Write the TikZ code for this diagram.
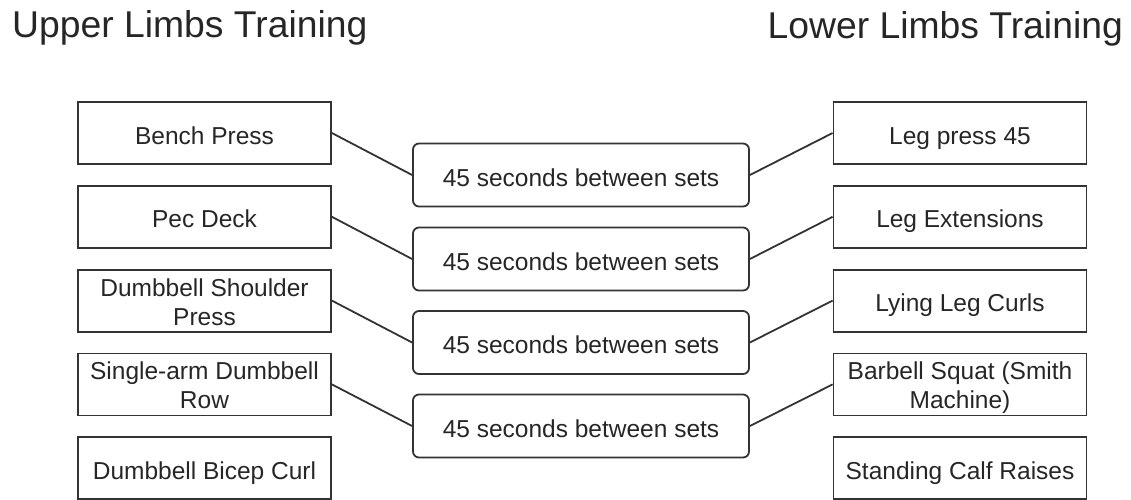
\documentclass[tikz,border=0pt]{standalone}
\usepackage{fontspec}
\setmainfont{Liberation Sans}
\newcommand{\twolines}[2]{\begin{tabular}[t]{@{}c@{}}#1\\#2\end{tabular}}
\begin{document}
\begin{tikzpicture}[x=1pt,y=-1pt,
  every node/.style={text=black!85},
  boxfont/.style={font=\fontsize{24.5}{29}\selectfont},
  exbox/.style={draw=black!80,line width=1.8pt,minimum width=253pt,minimum height=62pt,inner sep=0pt,boxfont,text height=22pt,text depth=0pt},
  exbox2/.style={exbox,text height=0pt,text depth=9.2pt},
  restbox/.style={draw=black!80,line width=1.8pt,rounded corners=6pt,minimum width=336pt,minimum height=63pt,inner sep=0pt,boxfont,text height=22pt,text depth=0pt},
  link/.style={draw=black!80,line width=1.8pt},
  title/.style={font=\fontsize{37.3}{44}\selectfont,inner sep=0pt}]
\clip (0,0) rectangle (1131,499);
\useasboundingbox (0,0) rectangle (1131,499);
\node[title,anchor=base west] (tl) at (12,37) {Upper Limbs Training};
\node[title,anchor=base east] (tr) at (1123,38) {Lower Limbs Training};
\node[exbox] (u1) at (204.5,133) {Bench Press};
\node[exbox] (u2) at (204.5,216.8) {Pec Deck};
\node[exbox2] (u3) at (204.5,300.6) {\twolines{Dumbbell Shoulder}{Press}};
\node[exbox2] (u4) at (204.5,384.4) {\twolines{Single-arm Dumbbell}{Row}};
\node[exbox] (u5) at (204.5,468.2) {Dumbbell Bicep Curl};
\node[exbox] (l1) at (960,133) {Leg press 45};
\node[exbox] (l2) at (960,216.8) {Leg Extensions};
\node[exbox] (l3) at (960,300.6) {Lying Leg Curls};
\node[exbox2] (l4) at (960,384.4) {\twolines{Barbell Squat (Smith}{Machine)}};
\node[exbox] (l5) at (960,468.2) {Standing Calf Raises};
\node[restbox] (r1) at (581,175) {45 seconds between sets};
\node[restbox] (r2) at (581,259) {45 seconds between sets};
\node[restbox] (r3) at (581,342.5) {45 seconds between sets};
\node[restbox] (r4) at (581,426) {45 seconds between sets};
\foreach \i in {1,2,3,4}{
  \draw[link] (u\i.east) -- (r\i.west);
  \draw[link] (r\i.east) -- (l\i.west);
}
\end{tikzpicture}
\end{document}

# # # #

**PROMPT**
Pictures are excluded; copy all other data exactly as shown.

**EXPECTED OUTPUT**
Write the TikZ code for this diagram.
\documentclass[tikz,border=0pt]{standalone}
\usepackage{fontspec}
\setmainfont{Liberation Sans}
\newcommand{\twolines}[2]{\begin{tabular}[t]{@{}c@{}}#1\\#2\end{tabular}}
\begin{document}
\begin{tikzpicture}[x=1pt,y=-1pt,
  every node/.style={text=black!85},
  boxfont/.style={font=\fontsize{24.5}{29}\selectfont},
  exbox/.style={draw=black!80,line width=1.8pt,minimum width=253pt,minimum height=62pt,inner sep=0pt,boxfont,text height=22pt,text depth=0pt},
  exbox2/.style={exbox,text height=0pt,text depth=9.2pt},
  restbox/.style={draw=black!80,line width=1.8pt,rounded corners=6pt,minimum width=336pt,minimum height=63pt,inner sep=0pt,boxfont,text height=22pt,text depth=0pt},
  link/.style={draw=black!80,line width=1.8pt},
  title/.style={font=\fontsize{37.3}{44}\selectfont,inner sep=0pt}]
\clip (0,0) rectangle (1131,499);
\useasboundingbox (0,0) rectangle (1131,499);
\node[title,anchor=base west] (tl) at (12,37) {Upper Limbs Training};
\node[title,anchor=base east] (tr) at (1123,38) {Lower Limbs Training};
\node[exbox] (u1) at (204.5,133) {Bench Press};
\node[exbox] (u2) at (204.5,216.8) {Pec Deck};
\node[exbox2] (u3) at (204.5,300.6) {\twolines{Dumbbell Shoulder}{Press}};
\node[exbox2] (u4) at (204.5,384.4) {\twolines{Single-arm Dumbbell}{Row}};
\node[exbox] (u5) at (204.5,468.2) {Dumbbell Bicep Curl};
\node[exbox] (l1) at (960,133) {Leg press 45};
\node[exbox] (l2) at (960,216.8) {Leg Extensions};
\node[exbox] (l3) at (960,300.6) {Lying Leg Curls};
\node[exbox2] (l4) at (960,384.4) {\twolines{Barbell Squat (Smith}{Machine)}};
\node[exbox] (l5) at (960,468.2) {Standing Calf Raises};
\node[restbox] (r1) at (581,175) {45 seconds between sets};
\node[restbox] (r2) at (581,259) {45 seconds between sets};
\node[restbox] (r3) at (581,342.5) {45 seconds between sets};
\node[restbox] (r4) at (581,426) {45 seconds between sets};
\foreach \i in {1,2,3,4}{
  \draw[link] (u\i.east) -- (r\i.west);
  \draw[link] (r\i.east) -- (l\i.west);
}
\end{tikzpicture}
\end{document}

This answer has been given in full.